Wine down with: Whatever tempranillo you can get your hands on. The 2012 High Plains Tempranillo — full of berries and black plum — is about to be joined by a 2013 tempranillo blend called the Good Guy, a boldly complex wine that you probably won’t want to share.
10352 U.S. 290, Hye. 10 a.m. to 5 p.m. Monday-Wednesday, 10 a.m. to 6 p.m. Thursday, 10 a.m. to 6 p.m. Friday-Saturday, noon to 5 p.m. Sunday. Reservations required for the weekend. 830-998-7654, williamchriswines.com.

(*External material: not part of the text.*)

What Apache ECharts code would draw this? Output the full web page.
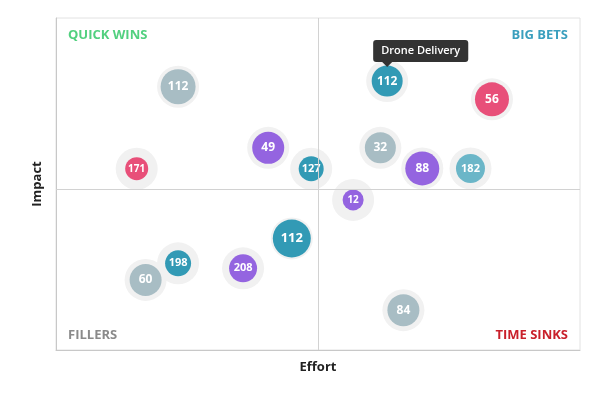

You heard it through the grapevine: If there’s one winery in the Hill Country you should visit, Chris Brundrett says, it’s his. As half of the namesake William Chris — the other is Bill Blackmon, one of his best friends and a longtime “winegrower” — he’s proud of the welcoming vibe of the tasting room and the sprawling grounds beyond. Even the small town of Hye, where it’s located — also the home of other beverages producers like Garrison Bros. Distillery — “has an energy, a feeling I can’t explain,” Brundrett says.
“It doesn’t matter if you’ve been trying wine for 10 minutes or 10 years,” he says. “We’ll show you what real Texas wine is.”
William Chris Vineyards centers around the philosophy that wine is grown, not made, so both he and Blackmon put a big focus on the vineyards from which they get their grapes. Some are their own; others are in the Texas High Plains, where Blackmon will make between 25 to 30 trips each growing season to watch the vines’ progress. He’s on the prowl even more in the mazes of vines closer to home, Brundrett says.
Wine down with: The 2013 Texas Mourvedre. William Chris produces varietals from all over France and Italy, but the one that’s come to define the winery — and is prolifically produced — is the Rhône grape of mourvedre, which in this medium-bodied wine shows off notes of ripe berries, smoky sage and soft pepper.